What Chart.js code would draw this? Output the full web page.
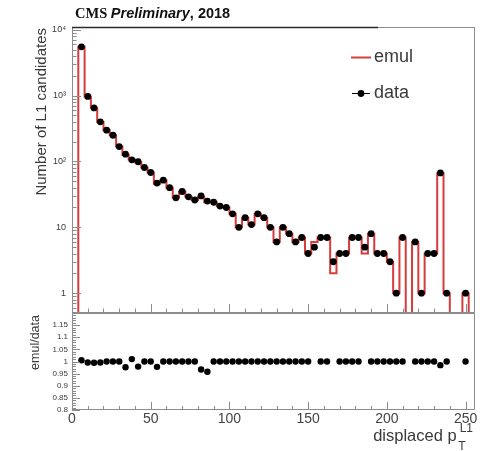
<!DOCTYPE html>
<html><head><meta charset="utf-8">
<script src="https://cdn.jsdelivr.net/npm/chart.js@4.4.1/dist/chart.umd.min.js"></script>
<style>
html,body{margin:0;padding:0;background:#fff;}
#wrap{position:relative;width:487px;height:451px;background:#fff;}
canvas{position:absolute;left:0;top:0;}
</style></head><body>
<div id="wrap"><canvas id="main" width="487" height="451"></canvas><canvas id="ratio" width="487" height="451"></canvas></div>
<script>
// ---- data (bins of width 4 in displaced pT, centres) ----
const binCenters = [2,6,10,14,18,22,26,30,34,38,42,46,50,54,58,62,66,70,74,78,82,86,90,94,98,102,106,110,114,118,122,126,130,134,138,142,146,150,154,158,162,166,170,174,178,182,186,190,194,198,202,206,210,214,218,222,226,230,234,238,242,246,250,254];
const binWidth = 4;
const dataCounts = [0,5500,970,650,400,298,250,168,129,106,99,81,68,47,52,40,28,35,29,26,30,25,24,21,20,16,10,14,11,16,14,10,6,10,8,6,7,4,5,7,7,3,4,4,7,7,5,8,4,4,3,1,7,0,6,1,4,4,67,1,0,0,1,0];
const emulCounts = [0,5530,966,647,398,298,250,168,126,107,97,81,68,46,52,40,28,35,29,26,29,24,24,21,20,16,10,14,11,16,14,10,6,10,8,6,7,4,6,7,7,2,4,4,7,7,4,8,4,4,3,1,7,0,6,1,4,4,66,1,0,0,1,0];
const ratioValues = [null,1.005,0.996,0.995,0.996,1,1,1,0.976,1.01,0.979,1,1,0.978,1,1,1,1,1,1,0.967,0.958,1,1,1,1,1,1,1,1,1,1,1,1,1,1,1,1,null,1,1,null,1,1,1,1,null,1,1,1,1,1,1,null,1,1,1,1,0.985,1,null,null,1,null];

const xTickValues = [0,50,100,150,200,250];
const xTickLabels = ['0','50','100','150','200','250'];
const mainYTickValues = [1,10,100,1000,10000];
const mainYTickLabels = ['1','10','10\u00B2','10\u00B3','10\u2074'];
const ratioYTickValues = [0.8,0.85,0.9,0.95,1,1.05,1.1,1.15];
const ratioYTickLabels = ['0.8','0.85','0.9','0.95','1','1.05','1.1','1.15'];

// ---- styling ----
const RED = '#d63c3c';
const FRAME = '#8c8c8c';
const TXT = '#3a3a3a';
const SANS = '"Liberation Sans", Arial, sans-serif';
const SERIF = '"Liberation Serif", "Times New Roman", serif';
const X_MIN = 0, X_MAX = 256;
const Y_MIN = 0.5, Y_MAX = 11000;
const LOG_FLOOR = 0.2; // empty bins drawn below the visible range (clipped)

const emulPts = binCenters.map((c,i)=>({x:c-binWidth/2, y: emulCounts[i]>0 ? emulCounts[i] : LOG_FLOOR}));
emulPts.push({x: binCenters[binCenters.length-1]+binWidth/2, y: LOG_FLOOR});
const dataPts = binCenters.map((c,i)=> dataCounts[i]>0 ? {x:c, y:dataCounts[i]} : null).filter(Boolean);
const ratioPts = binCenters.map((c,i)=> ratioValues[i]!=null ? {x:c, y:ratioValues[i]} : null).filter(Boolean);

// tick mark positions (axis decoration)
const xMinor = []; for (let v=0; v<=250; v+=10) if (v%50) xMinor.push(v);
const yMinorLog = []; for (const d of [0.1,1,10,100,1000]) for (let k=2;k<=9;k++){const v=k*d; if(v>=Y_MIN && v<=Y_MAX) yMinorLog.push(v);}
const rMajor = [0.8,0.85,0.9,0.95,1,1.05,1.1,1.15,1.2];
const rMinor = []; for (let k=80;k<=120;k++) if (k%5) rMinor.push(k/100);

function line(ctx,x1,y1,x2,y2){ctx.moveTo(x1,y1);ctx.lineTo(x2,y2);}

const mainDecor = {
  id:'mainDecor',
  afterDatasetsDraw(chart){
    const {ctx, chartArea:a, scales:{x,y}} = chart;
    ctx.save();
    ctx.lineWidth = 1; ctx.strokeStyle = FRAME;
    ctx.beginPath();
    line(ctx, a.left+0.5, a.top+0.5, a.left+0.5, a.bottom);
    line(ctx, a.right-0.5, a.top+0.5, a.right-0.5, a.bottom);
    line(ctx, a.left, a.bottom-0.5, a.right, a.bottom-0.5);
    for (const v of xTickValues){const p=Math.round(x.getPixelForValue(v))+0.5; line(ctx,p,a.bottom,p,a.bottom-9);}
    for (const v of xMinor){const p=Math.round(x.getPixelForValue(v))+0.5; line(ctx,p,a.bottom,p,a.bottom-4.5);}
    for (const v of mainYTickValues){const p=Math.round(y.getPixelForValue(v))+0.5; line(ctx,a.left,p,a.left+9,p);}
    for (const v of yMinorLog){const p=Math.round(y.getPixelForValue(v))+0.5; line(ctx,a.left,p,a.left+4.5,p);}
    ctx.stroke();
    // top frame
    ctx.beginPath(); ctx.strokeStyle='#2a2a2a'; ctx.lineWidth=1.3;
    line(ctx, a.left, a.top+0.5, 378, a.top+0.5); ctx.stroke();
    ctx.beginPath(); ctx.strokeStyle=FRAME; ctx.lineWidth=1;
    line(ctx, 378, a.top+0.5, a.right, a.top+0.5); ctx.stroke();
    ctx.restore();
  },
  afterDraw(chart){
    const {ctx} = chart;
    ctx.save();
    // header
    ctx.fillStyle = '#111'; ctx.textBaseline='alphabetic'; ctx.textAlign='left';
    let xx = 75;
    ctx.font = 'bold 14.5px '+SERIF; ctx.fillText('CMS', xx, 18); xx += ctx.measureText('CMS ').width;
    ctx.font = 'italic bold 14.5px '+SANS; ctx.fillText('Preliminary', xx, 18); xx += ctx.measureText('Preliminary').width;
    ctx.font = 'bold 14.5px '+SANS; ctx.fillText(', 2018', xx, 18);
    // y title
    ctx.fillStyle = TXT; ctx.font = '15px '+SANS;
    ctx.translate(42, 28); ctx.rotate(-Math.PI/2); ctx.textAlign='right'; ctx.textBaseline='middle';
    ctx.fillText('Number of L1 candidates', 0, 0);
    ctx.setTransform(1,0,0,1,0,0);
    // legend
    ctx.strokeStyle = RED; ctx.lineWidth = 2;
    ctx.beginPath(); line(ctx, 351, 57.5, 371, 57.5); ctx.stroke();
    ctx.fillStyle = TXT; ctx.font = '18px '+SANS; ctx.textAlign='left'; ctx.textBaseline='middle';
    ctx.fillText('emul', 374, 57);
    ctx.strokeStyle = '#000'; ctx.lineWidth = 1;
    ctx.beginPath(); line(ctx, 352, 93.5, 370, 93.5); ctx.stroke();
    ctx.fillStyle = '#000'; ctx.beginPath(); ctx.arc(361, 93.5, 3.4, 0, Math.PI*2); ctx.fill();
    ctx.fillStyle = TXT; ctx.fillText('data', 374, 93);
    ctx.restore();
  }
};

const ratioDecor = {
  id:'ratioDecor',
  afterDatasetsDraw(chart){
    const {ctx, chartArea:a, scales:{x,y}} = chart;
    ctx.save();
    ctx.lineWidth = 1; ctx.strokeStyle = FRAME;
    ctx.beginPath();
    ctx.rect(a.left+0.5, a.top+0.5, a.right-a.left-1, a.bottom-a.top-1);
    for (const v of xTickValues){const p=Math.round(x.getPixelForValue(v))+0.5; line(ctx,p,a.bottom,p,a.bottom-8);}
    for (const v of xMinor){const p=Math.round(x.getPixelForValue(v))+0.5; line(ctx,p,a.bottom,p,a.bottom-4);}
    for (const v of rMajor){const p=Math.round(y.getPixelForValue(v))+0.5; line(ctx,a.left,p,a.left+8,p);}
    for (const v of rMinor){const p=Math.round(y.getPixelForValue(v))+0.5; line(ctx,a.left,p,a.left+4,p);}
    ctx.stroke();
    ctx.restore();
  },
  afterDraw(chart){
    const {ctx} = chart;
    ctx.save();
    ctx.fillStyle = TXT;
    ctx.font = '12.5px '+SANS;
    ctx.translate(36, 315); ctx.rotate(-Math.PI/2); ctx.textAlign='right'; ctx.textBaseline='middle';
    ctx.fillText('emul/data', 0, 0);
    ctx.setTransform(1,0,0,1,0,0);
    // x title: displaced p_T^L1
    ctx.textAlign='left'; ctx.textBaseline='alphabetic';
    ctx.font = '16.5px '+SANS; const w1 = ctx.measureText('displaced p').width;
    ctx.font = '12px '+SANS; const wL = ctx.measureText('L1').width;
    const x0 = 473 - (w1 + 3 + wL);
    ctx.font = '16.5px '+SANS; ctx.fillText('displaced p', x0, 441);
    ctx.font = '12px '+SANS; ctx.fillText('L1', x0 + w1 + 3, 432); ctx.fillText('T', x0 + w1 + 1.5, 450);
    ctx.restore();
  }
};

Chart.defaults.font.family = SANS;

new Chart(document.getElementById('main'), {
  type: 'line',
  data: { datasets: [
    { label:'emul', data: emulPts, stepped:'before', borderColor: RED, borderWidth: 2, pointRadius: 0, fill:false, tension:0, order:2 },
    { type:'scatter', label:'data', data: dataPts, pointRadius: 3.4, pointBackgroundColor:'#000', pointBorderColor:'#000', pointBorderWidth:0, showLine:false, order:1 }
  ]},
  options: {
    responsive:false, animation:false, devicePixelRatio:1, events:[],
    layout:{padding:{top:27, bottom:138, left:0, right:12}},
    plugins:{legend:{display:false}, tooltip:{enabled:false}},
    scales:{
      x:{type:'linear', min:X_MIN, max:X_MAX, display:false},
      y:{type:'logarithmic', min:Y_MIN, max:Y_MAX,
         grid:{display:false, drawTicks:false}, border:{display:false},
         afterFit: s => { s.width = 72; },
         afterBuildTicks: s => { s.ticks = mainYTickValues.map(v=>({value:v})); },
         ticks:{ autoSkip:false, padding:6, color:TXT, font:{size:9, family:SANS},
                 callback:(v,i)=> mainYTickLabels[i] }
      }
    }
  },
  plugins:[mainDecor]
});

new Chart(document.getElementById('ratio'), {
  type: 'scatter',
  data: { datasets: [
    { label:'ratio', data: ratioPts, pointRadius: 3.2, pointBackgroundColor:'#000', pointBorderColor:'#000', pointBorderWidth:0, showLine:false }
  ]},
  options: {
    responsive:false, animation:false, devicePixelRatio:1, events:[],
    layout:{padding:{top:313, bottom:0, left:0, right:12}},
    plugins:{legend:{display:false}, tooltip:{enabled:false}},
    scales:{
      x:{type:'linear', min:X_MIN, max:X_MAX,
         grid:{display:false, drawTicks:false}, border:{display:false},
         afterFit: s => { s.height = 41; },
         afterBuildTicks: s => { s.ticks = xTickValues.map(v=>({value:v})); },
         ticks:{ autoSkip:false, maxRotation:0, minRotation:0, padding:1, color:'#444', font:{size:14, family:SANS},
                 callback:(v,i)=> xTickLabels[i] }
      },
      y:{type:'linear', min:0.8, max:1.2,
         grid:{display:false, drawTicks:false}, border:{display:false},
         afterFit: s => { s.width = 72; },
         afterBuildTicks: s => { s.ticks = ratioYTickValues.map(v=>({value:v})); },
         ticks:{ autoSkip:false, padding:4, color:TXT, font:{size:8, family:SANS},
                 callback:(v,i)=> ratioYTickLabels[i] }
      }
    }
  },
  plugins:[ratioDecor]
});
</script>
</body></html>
---
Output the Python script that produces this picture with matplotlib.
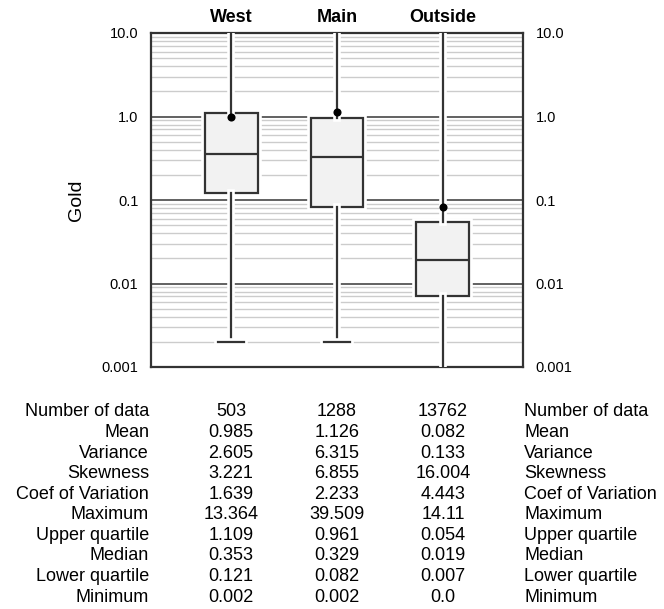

• [Requirements]: For the entries above, count the lines that contain the string "script", and state that number without further comment.

• [Exercise solution]: 4